Exercise goal: Can you set down, exactly as they appear below, the lines from the opening of the material through the one bearing "to the above", minus the pictures?

Material provided:
_ _ _

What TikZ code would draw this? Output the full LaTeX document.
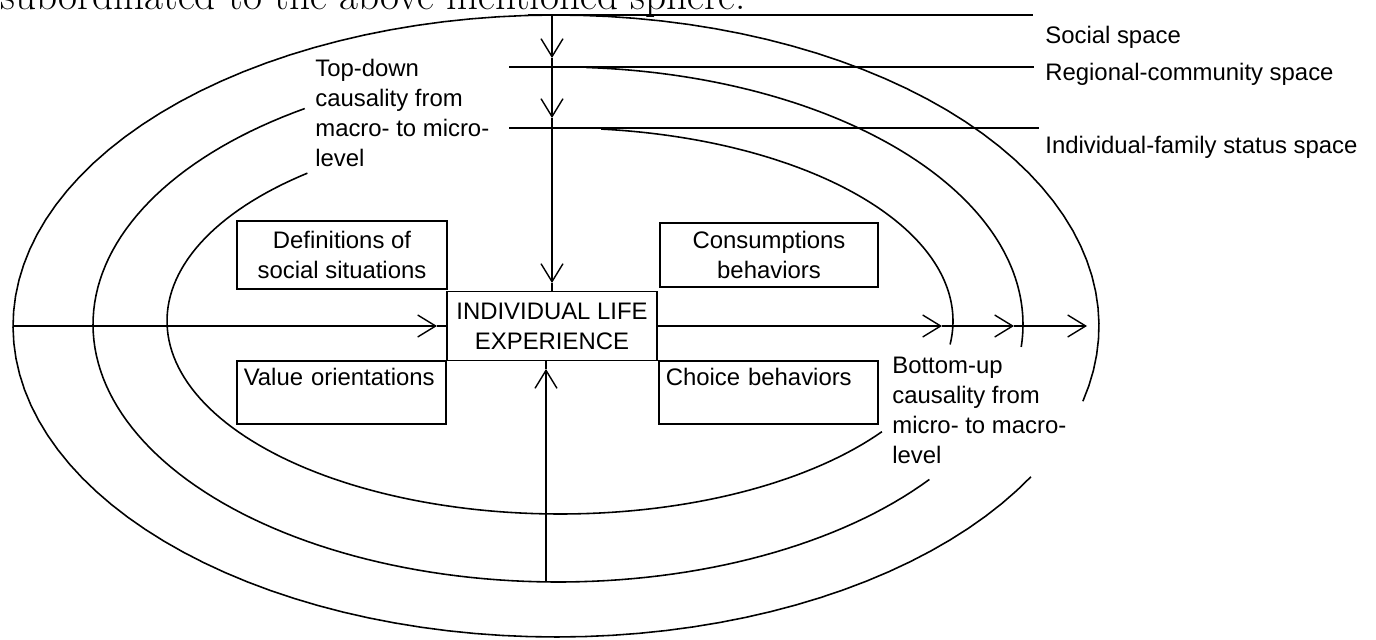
\documentclass[tikz,border=0pt]{standalone}
\usepackage{fontspec}
\setsansfont{Liberation Sans}
\usetikzlibrary{arrows.meta}

\begin{document}
\begin{tikzpicture}[
  x=0.02cm, y=-0.02cm,
  ring/.style={line width=.9pt, black},
  box/.style={draw=black, line width=.9pt, inner sep=0pt, align=center,
              font=\sffamily\fontsize{13.6}{17}\selectfont},
  lowbox/.style={box, align=left, inner xsep=1.4mm, text height=4.8mm,
                 text depth=7.8mm, anchor=base west},
  link/.style={-{Straight Barb[length=3.6mm, width=4.4mm]}, line width=.8pt, black},
  lab/.style={font=\sffamily\fontsize{13.6}{17}\selectfont, inner sep=0pt, align=left}
]
\useasboundingbox (0,0) rectangle (1376,639);
\clip (0,0) rectangle (1376,639);
\node[anchor=base west, inner sep=0pt, font=\fontsize{23.5}{26}\selectfont] (page) at (0,10)
  {subordinated to the above mentioned sphere.};

\foreach \cx/\cy/\rx/\ry/\a/\b in {556/326/543/311/29/374,
    558/324.5/465/257.5/37/237, 558/324.5/465/257.5/273.5/365,
    560/321/393/193/35/230, 560/321/393/193/276/367}
  \draw[ring] plot[domain=\a:\b, samples=120] ({\cx+\rx*cos(\x)}, {\cy+\ry*sin(\x)});

\coordinate (l1) at (528,15);  \coordinate (l1e) at (1033,15);
\coordinate (l2) at (509,67);  \coordinate (l2e) at (1034,67);
\coordinate (l3) at (509,128); \coordinate (l3e) at (1039,128);
\draw[ring] (l1) -- (l1e);
\draw[ring] (l2) -- (l2e);
\draw[ring] (l3) -- (l3e);
\node[lab, anchor=base west] (social) at (1045,43) {Social space};
\node[lab, anchor=base west] (regional) at (1045,80) {Regional-community space};
\node[lab, anchor=base west] (family) at (1045,153) {Individual-family status space};

\node[box, minimum width=42mm, minimum height=13.6mm] (def) at (342,255)
  {Definitions of\\social situations};
\node[box, minimum width=43.6mm, minimum height=12.8mm] (cons) at (769,255)
  {Consumptions\\behaviors};
\node[box, minimum width=42mm, minimum height=13.8mm] (life) at (552,326)
  {INDIVIDUAL LIFE\\EXPERIENCE};
\node[lowbox, text width=3.9cm] (val) at (236,385) {Value orientations};
\node[lowbox, text width=4.1cm] (choice) at (658,385) {Choice behaviors};

\node[lab, anchor=north west] (topdown) at (315,59)
  {Top-down\\causality from\\macro- to micro-\\level};
\node[lab, anchor=north west] (bottomup) at (892,357)
  {Bottom-up\\causality from\\micro- to macro-\\level};

\coordinate (s1) at (552,15);  \coordinate (d1) at (552,58);
\coordinate (s2) at (552,67);  \coordinate (d2) at (552,118);
\coordinate (s3) at (552,128); \coordinate (d3) at (552,283);
\coordinate (w0) at (13,326);  \coordinate (w1) at (437,326);
\coordinate (u0) at (546,582); \coordinate (u1) at (546,369);
\coordinate (e1) at (942,326); \coordinate (e2) at (1014,326);
\coordinate (e3) at (1087,326);
\draw[link] (s1) -- (d1) edge[-] (s2);
\draw[link] (s2) -- (d2) edge[-] (s3);
\draw[link] (s3) -- (d3) edge[-] (life.north);
\draw[link] (w0) -- (w1) edge[-] (life.west);
\draw[link] (u0) -- (u1) edge[-] (u1 |- life.south);
\draw[link] (life.east) -- (e1);
\draw[link] (e1) -- (e2);
\draw[link] (e2) -- (e3);
\end{tikzpicture}
\end{document}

_ _ _

Task result:
What TikZ code would draw this? Output the full LaTeX document.
\documentclass[tikz,border=0pt]{standalone}
\usepackage{fontspec}
\setsansfont{Liberation Sans}
\usetikzlibrary{arrows.meta}

\begin{document}
\begin{tikzpicture}[
  x=0.02cm, y=-0.02cm,
  ring/.style={line width=.9pt, black},
  box/.style={draw=black, line width=.9pt, inner sep=0pt, align=center,
              font=\sffamily\fontsize{13.6}{17}\selectfont},
  lowbox/.style={box, align=left, inner xsep=1.4mm, text height=4.8mm,
                 text depth=7.8mm, anchor=base west},
  link/.style={-{Straight Barb[length=3.6mm, width=4.4mm]}, line width=.8pt, black},
  lab/.style={font=\sffamily\fontsize{13.6}{17}\selectfont, inner sep=0pt, align=left}
]
\useasboundingbox (0,0) rectangle (1376,639);
\clip (0,0) rectangle (1376,639);
\node[anchor=base west, inner sep=0pt, font=\fontsize{23.5}{26}\selectfont] (page) at (0,10)
  {subordinated to the above mentioned sphere.};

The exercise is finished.